----- LISTED RECORDS -----

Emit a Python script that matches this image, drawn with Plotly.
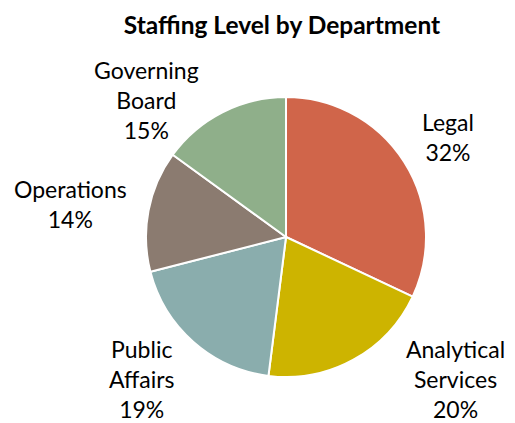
import plotly.graph_objects as go

departments = ["Legal", "Analytical Services", "Public Affairs", "Operations", "Governing Board"]
label_lines = ["Legal", "Analytical<br>Services", "Public<br>Affairs", "Operations", "Governing<br>Board"]
staff_share = [32, 20, 19, 14, 15]
slice_colors = ["#D0654A", "#CDB400", "#8AADAD", "#8B7B70", "#8FAF8A"]

W, H = 515, 423
OFF = 8  # page body margin offset
FW, FH = W - OFF, H - OFF
# label centres in pixels of the final picture (layout only)
label_xy_px = [(448, 137), (455, 379), (142, 379), (70, 204), (146, 100)]


def px_x(x):
    return (x - OFF) / FW


def px_y(y):
    return 1 - (y - OFF) / FH


fig = go.Figure(go.Pie(
    labels=departments,
    values=staff_share,
    sort=False,
    direction="clockwise",
    rotation=0,
    marker=dict(colors=slice_colors, line=dict(color="white", width=2)),
    textinfo="none",
    domain=dict(x=[px_x(146), px_x(426)], y=[px_y(377), px_y(97)]),
    showlegend=False,
    hoverinfo="label+percent",
))

total = sum(staff_share)
for lab, val, (px, py) in zip(label_lines, staff_share, label_xy_px):
    fig.add_annotation(
        x=px_x(px), y=px_y(py), xref="paper", yref="paper",
        text=f"{lab}<br>{round(val / total * 100)}%",
        showarrow=False, xanchor="center", yanchor="middle", align="center",
        font=dict(family="Lato", size=23, color="black"),
    )

fig.update_layout(
    width=FW, height=FH,
    margin=dict(l=0, r=0, t=0, b=0),
    paper_bgcolor="white",
    title=dict(text="<b>Staffing Level by Department</b>", x=px_x(282), xanchor="center",
               y=px_y(25), yanchor="middle",
               font=dict(family="Lato", size=24.5, color="black")),
)

fig.write_html("out.html")
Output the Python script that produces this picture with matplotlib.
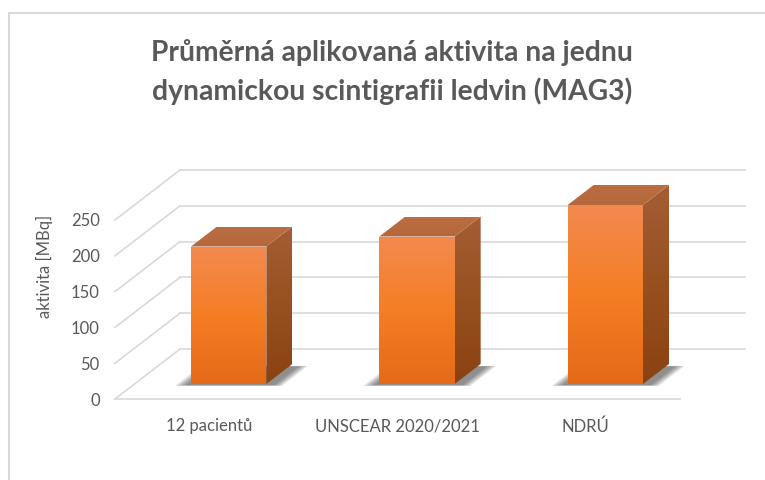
import numpy as np
import matplotlib
matplotlib.use('Agg')
import matplotlib.pyplot as plt
from matplotlib.patches import Polygon, Rectangle
from matplotlib.lines import Line2D
from matplotlib.transforms import IdentityTransform
from matplotlib.colors import LinearSegmentedColormap

# data
categories = ['12 pacientů', 'UNSCEAR 2020/2021', 'NDRÚ']
values = [192, 206, 250]
yticks = [0, 50, 100, 150, 200, 250]
title_lines = ['Průměrná aplikovaná aktivita na jednu',
               'dynamickou scintigrafii ledvin (MAG3)']
ylabel = 'aktivita [MBq]'

plt.rcParams['font.family'] = ['Lato', 'DejaVu Sans']

W, H = 765, 480
fig = plt.figure(figsize=(W / 100, H / 100), dpi=100)
fig.patch.set_facecolor('white')

# front plane of the 3d plot area
ax = fig.add_axes([115 / W, 81 / H, 565 / W, 179 / H])
ax.set_autoscale_on(False)
ax.set_xlim(-0.5, 2.5)
ax.set_ylim(0, 250)
ax.set_facecolor('none')
for s in ax.spines.values():
    s.set_visible(False)
ax.set_xticks(range(len(categories)), categories)
ax.set_yticks(yticks)
ax.tick_params(length=0, labelsize=12, labelcolor='#595959')
ax.tick_params(axis='y', pad=11)
ax.tick_params(axis='x', pad=14)

DX, DY = 65, 50  # depth of the plot box in pixels
ident = IdentityTransform()
grid_c = '#D9D9D9'


def proj(x, v, d):
    """data point (x, v) pushed back by depth fraction d"""
    px, py = ax.transData.transform((x, v))
    return (px + DX * d, py + DY * d)


def seg(p, q):
    ax.add_line(Line2D([p[0], q[0]], [p[1], q[1]], transform=ident,
                       color=grid_c, lw=1.2, clip_on=False, zorder=1))


def grad_fill(pts, colors, z):
    pts = np.array(pts)
    patch = Polygon(pts, closed=True, transform=ident)
    cmap = LinearSegmentedColormap.from_list('g', colors)
    grad = np.linspace(0, 1, 256).reshape(-1, 1)
    (xmin, ymin), (xmax, ymax) = pts.min(0), pts.max(0)
    im = ax.imshow(grad, cmap=cmap, extent=(xmin, xmax, ymin, ymax),
                   origin='lower', aspect='auto', transform=ident,
                   interpolation='bilinear', zorder=z)
    im.set_clip_path(patch)
    im.set_clip_box(fig.bbox)


# walls and floor
for v in yticks:
    seg(proj(-0.5, v, 1), proj(2.5, v, 1))
    seg(proj(-0.5, v, 0), proj(-0.5, v, 1))
seg(proj(-0.5, 0, 0), proj(2.5, 0, 0))

d0, d1 = 0.3, 0.7
for i, v in enumerate(values):
    x0, x1 = i - 0.2, i + 0.2
    # soft shadow on the floor
    for k in range(7):
        e = 0.009 * (7 - k)
        shadow = [proj(x0 - 0.01 - e, 0, d0 - 0.02 - e * 0.3),
                  proj(x1 + 0.04 + e * 0.9, 0, d0 - 0.02 - e * 0.3),
                  proj(x1 + 0.04 + e * 0.9, 0, d1 - 0.05 + e * 0.2),
                  proj(x0 - 0.01 - e, 0, d1 - 0.05 + e * 0.2)]
        ax.add_patch(Polygon(shadow, closed=True, transform=ident,
                             facecolor='#303030', edgecolor='none',
                             alpha=0.10, clip_on=False, zorder=2))
    front = [proj(x0, 0, d0), proj(x1, 0, d0), proj(x1, v, d0), proj(x0, v, d0)]
    side = [proj(x1, 0, d0), proj(x1, 0, d1), proj(x1, v, d1), proj(x1, v, d0)]
    top = [proj(x0, v, d0), proj(x1, v, d0), proj(x1, v, d1), proj(x0, v, d1)]
    grad_fill(side, ['#8B4213', '#97501F', '#A55E35'], 3)
    grad_fill(top, ['#B5683C', '#B96D41'], 3)
    grad_fill(front, ['#E46A18', '#F57E24', '#F28A50'], 4)

ax.set_xlim(-0.5, 2.5)
ax.set_ylim(0, 250)

# titles and labels
fig.text(392 / W, 1 - 53 / H, title_lines[0], ha='center', va='center',
         fontsize=20.3, fontweight='bold', color='#595959')
fig.text(392 / W, 1 - 91 / H, title_lines[1], ha='center', va='center',
         fontsize=20.3, fontweight='bold', color='#595959')
fig.text(44 / W, 1 - 266 / H, ylabel, rotation=90, ha='center', va='center',
         fontsize=12, color='#595959')

# chart border (only top and left edges fall inside the picture)
fig.add_artist(Rectangle((9 / W, -0.1), 1.2, 1.1 - 13 / H,
                         transform=fig.transFigure, facecolor='none',
                         edgecolor='#D9D9D9', lw=1.5))

fig.savefig('out.png', dpi=100)
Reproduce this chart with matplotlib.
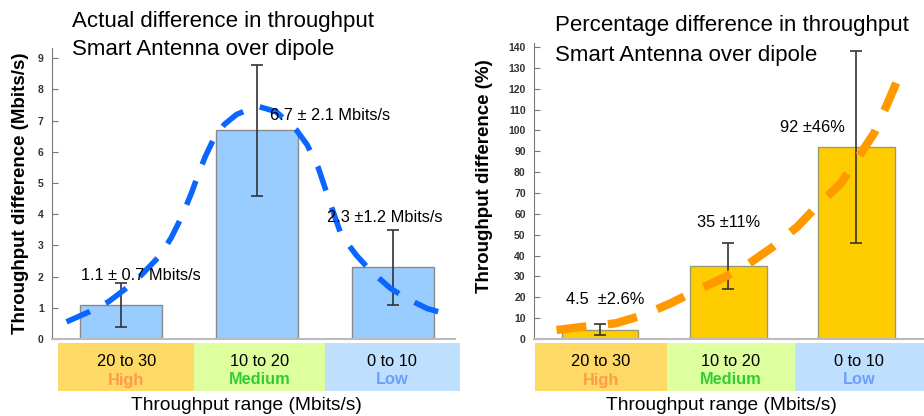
import numpy as np
import matplotlib.pyplot as plt
from matplotlib.patches import Rectangle

plt.rcParams['font.family'] = ['Liberation Sans', 'DejaVu Sans']

# data
ranges = ['20 to 30', '10 to 20', '0 to 10']
levels = ['High', 'Medium', 'Low']
level_colors = ['#FF9A4A', '#33CC33', '#6E9EFF']
box_colors = ['#FFD966', '#DDFF9E', '#BFDFFF']

actual = [1.1, 6.7, 2.3]
actual_err = [0.7, 2.1, 1.2]
actual_lbl = ['1.1 \u00b1 0.7 Mbits/s', '6.7 \u00b1 2.1 Mbits/s', '2.3 \u00b11.2 Mbits/s']

pct = [4.5, 35, 92]
pct_err = [2.6, 11, 46]
pct_lbl = ['4.5  \u00b12.6%', '35 \u00b111%', '92 \u00b146%']

# hand drawn trend curves
trend_a_x = [-0.40, -0.23, -0.09, 0.04, 0.15, 0.29, 0.37, 0.45, 0.52, 0.57, 0.62, 0.68, 0.76, 0.85,
             1.00, 1.14, 1.29, 1.37, 1.45, 1.50, 1.56, 1.62, 1.73, 1.83, 1.98, 2.10, 2.25, 2.39]
trend_a_y = [0.55, 0.88, 1.20, 1.63, 2.05, 2.69, 3.25, 3.95, 4.70, 5.30, 5.85, 6.40, 6.88, 7.20,
             7.47, 7.29, 6.70, 6.22, 5.50, 4.85, 4.08, 3.33, 2.69, 2.21, 1.63, 1.30, 0.98, 0.80]
trend_p_x = [-0.34, -0.13, 0.12, 0.34, 0.55, 0.76, 0.96, 1.15, 1.35, 1.54, 1.69, 1.88, 2.01, 2.14, 2.24, 2.34]
trend_p_y = [4.3, 5.9, 7.5, 11.5, 17.1, 23.5, 29.2, 35.6, 44.2, 53.8, 63.4, 74.6, 86.6, 98.6, 112.2, 126.6]

W, H = 924, 416
fig = plt.figure(figsize=(W / 100, H / 100), dpi=100)

def px(x0, y0, x1, y1):
    return [x0 / W, 1 - y1 / H, (x1 - x0) / W, (y1 - y0) / H]

ax1 = fig.add_axes(px(52, 48, 455, 339))
ax2 = fig.add_axes(px(534, 43, 924, 339))

xs = np.arange(3)

def style(ax, ylim, yticks):
    ax.set_ylim(0, ylim)
    ax.set_yticks(yticks)
    for s in ['top', 'right']:
        ax.spines[s].set_visible(False)
    ax.spines['left'].set_color('#777777')
    ax.spines['bottom'].set_color('#BBBBBB')
    ax.spines['bottom'].set_linewidth(1.5)
    ax.set_xticks([])
    ax.tick_params(axis='y', direction='in', length=4, color='#777777',
                   labelsize=7.5, labelcolor='#333333', pad=6)
    for t in ax.get_yticklabels():
        t.set_fontweight('bold')

# left panel
ax1.bar(xs, actual, width=0.6, color='#99CCFF', edgecolor='#8A8A8A', linewidth=1)
ax1.errorbar(xs, actual, yerr=actual_err, fmt='none', ecolor='#333333', elinewidth=1.2, capsize=4, capthick=1.2)
ax1.plot(trend_a_x, trend_a_y, color='#0A66FF', lw=4, dashes=(4.6, 3.2), solid_capstyle='butt')
ax1.set_xlim(-0.507, 2.456)
style(ax1, 9.33, range(0, 10))
ax1.set_ylabel('Throughput difference (Mbits/s)', fontsize=13.5, fontweight='bold', labelpad=6)
lbl_pos_a = [(0.15, 2.05), (1.54, 7.18), (1.94, 3.9)]
for (lx, ly), t in zip(lbl_pos_a, actual_lbl):
    ax1.text(lx, ly, t, fontsize=11.8, ha='center', va='center')

# right panel
ax2.bar(xs, pct, width=0.6, color='#FFCC00', edgecolor='#9A9A70', linewidth=1)
ax2.errorbar(xs, pct, yerr=pct_err, fmt='none', ecolor='#333333', elinewidth=1.2, capsize=4, capthick=1.2)
ax2.plot(trend_p_x, trend_p_y, color='#FF9900', lw=6, dashes=(3.6, 2.6), solid_capstyle='butt')
ax2.set_xlim(-0.516, 2.53)
style(ax2, 141.9, range(0, 141, 10))
ax2.set_ylabel('Throughput difference (%)', fontsize=13.5, fontweight='bold', labelpad=6)
ax2.yaxis.set_label_coords(-0.105, 0.55)
lbl_pos_p = [(0.04, 18.7), (1.0, 56), (1.66, 101.6)]
for (lx, ly), t in zip(lbl_pos_p, pct_lbl):
    ax2.text(lx, ly, t, fontsize=11.8, ha='center', va='center')

# category boxes under the axes
edges_a = [-0.46, 0.54, 1.5, 2.49]
edges_p = [-0.51, 0.52, 1.52, 2.53]
for ax, edges, ax_h in [(ax1, edges_a, 291), (ax2, edges_p, 296)]:
    tr = ax.get_xaxis_transform()
    y_top = -4 / ax_h
    y_bot = -52 / ax_h
    for i in range(3):
        ax.add_patch(Rectangle((edges[i], y_bot), edges[i + 1] - edges[i], y_top - y_bot,
                               transform=tr, color=box_colors[i], clip_on=False, lw=0))
        xc = (edges[i] + edges[i + 1]) / 2
        ax.text(xc, -22 / ax_h, ranges[i], transform=tr, ha='center', va='center', fontsize=11.8)
        ax.text(xc, -41 / ax_h, levels[i], transform=tr, ha='center', va='center',
                fontsize=11.8, fontweight='bold', color=level_colors[i])

fig.text(246 / W, 1 - 406 / H, 'Throughput range (Mbits/s)', ha='center', va='center', fontsize=13.8)
fig.text(721 / W, 1 - 406 / H, 'Throughput range (Mbits/s)', ha='center', va='center', fontsize=13.8)

fig.text(72 / W, 1 - 22 / H, 'Actual difference in throughput', ha='left', va='center', fontsize=16)
fig.text(72 / W, 1 - 50 / H, 'Smart Antenna over dipole', ha='left', va='center', fontsize=16)
fig.text(555 / W, 1 - 25 / H, 'Percentage difference in throughput', ha='left', va='center', fontsize=16)
fig.text(555 / W, 1 - 55 / H, 'Smart Antenna over dipole', ha='left', va='center', fontsize=16)

fig.savefig('out.png', dpi=100)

-----

WRITTEN EXERCISE. Only the lines from the top of the data through the line with "import plotly.graph_objects as go" should be quoted, exactly and with both ends kept; skip the pictures.

WRITTEN RESPONSE.
Emit a Python script that matches this image, drawn with Plotly.
import plotly.graph_objects as go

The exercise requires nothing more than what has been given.